The predominant mode is diaristic reportage, frequently semi-fictionalized. The scene generated first-rate raconteurs -- Dennis Cooper, Eileen Myles, Cookie Mueller, and David Wojnarowicz, to name only some of the best-known included here -- whose stories meld dry satire with heart-churningly desperate transmissions of damaged humanity. ...But these writers aren't just letting it blurt. There's a formal elegance and inventiveness to many works, epitomized by Holly Anderson's marvelously concrete 'Color Stories,' told inside hand-drawn grids, each letter rub-transferred into its own square, like incomplete individuals filed inside tenement apartments. ...The trash-pickers, drug fiends, and unsuccored polysexual sensualists of Up Is Up embraced the darker side of the bohemian legacy..."

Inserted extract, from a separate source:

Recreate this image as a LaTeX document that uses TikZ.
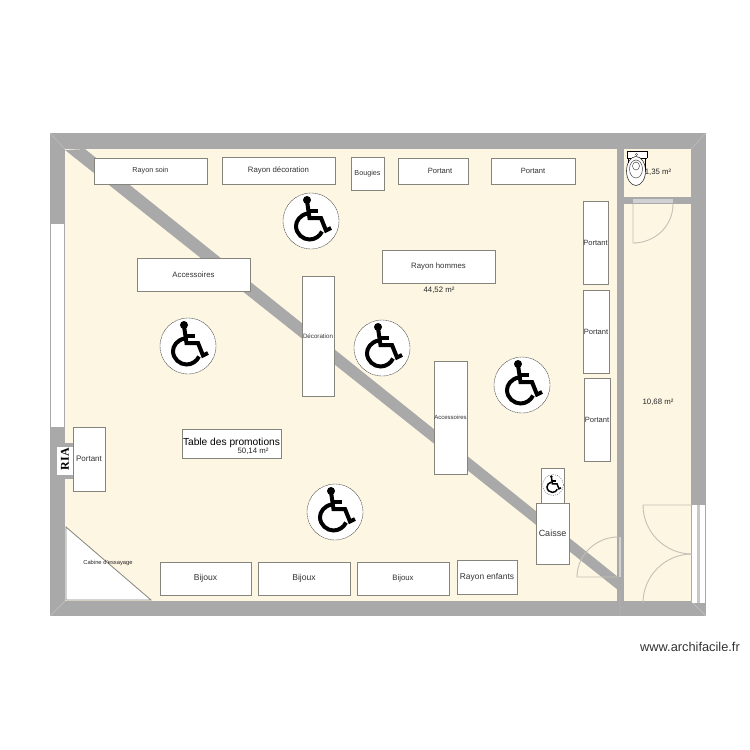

There's an interview (from 2005) with East Village Eye founder Leonard Abrams in Gothamist:
"First issue came out in May 1979. I was just feeling my way through it. I had worked for a community paper and the punk scene was morphing itself into the new wave scene and all these people were coming out of the woodwork -- it was a great time. There were performances, there was art, there was rock and roll and people were just showing up and meeting each other. These people who would work together, party together, have sex or maybe be at each other's throats were all just getting together and forming the East Village scene. ...The art kids started imitating the punk rockers. The art bands arrived and I just thought that this was definitely a scene that needs a paper".